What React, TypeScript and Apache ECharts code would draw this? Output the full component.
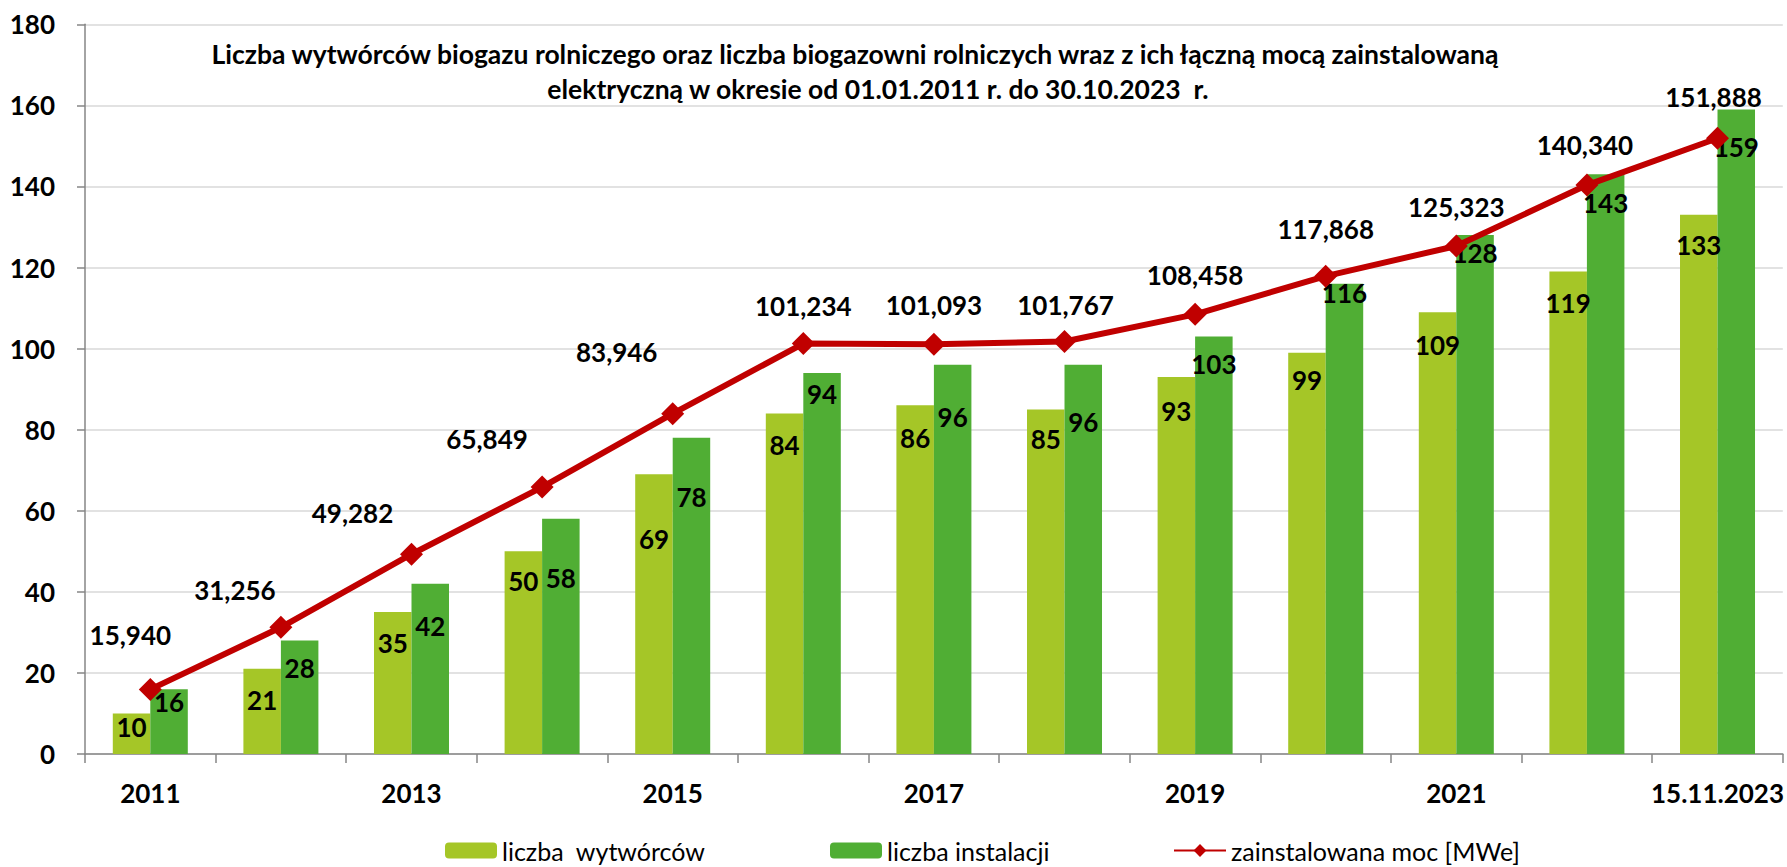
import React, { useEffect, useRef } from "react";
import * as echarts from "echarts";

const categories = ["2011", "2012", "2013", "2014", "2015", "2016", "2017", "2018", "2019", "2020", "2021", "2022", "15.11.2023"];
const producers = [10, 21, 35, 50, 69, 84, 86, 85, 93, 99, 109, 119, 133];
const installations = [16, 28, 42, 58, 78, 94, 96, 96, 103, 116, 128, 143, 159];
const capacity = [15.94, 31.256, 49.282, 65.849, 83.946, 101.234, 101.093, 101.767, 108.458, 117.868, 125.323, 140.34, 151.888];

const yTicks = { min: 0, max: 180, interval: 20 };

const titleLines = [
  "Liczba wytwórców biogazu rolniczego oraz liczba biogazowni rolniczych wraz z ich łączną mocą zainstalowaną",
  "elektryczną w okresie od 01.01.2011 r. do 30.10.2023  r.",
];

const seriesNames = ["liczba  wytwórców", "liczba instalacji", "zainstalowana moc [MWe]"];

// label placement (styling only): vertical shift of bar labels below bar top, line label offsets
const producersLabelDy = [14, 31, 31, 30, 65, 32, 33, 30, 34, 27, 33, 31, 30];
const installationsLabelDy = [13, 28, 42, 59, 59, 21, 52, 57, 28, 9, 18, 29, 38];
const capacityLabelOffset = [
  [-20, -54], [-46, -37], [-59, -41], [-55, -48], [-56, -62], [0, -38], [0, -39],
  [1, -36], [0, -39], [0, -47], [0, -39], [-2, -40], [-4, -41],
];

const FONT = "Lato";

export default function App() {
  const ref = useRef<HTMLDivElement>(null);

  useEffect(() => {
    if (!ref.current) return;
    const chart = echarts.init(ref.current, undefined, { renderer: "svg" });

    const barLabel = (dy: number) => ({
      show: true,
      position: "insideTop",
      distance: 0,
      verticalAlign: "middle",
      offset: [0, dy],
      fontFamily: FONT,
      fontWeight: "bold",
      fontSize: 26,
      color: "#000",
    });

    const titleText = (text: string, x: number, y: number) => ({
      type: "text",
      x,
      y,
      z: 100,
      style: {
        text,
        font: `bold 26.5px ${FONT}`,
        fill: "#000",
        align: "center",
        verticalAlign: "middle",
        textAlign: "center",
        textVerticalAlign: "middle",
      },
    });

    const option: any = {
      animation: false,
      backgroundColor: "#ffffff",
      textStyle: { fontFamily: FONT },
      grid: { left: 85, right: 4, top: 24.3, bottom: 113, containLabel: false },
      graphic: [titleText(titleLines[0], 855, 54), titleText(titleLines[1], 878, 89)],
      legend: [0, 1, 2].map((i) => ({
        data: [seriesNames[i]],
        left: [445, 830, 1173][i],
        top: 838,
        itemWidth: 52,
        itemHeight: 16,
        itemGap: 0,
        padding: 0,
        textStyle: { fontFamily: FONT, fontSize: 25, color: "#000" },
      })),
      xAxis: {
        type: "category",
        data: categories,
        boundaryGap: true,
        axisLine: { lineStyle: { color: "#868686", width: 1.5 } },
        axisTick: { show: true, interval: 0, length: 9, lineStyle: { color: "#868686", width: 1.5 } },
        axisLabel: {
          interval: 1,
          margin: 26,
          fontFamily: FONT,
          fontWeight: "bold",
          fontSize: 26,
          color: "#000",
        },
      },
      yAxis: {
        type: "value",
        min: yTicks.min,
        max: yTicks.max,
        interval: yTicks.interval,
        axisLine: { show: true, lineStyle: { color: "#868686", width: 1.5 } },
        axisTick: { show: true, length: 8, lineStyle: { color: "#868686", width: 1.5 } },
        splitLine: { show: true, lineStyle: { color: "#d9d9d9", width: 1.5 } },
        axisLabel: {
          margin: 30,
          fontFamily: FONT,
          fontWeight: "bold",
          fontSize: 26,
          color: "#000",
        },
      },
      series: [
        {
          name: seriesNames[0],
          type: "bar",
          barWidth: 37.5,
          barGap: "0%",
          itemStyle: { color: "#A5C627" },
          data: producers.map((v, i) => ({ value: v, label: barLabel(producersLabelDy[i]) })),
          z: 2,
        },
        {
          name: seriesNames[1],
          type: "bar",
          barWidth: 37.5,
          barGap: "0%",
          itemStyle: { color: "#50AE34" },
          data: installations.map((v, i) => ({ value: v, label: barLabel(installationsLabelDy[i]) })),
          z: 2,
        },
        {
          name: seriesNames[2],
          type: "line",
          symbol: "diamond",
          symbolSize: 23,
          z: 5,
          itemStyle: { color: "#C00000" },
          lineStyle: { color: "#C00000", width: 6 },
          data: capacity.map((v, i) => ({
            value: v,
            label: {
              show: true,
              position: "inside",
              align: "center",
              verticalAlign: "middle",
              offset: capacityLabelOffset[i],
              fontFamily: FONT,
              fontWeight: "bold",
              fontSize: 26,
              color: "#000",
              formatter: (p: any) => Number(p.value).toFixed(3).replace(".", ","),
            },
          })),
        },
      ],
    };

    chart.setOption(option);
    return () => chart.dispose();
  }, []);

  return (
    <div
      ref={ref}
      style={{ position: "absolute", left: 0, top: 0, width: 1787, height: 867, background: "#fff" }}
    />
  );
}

## [Given instruction]
Look through the data above. Each line containing the word "React" needs to be copied.

## [Response below]
What React, TypeScript and Apache ECharts code would draw this? Output the full component.
import React, { useEffect, useRef } from "react";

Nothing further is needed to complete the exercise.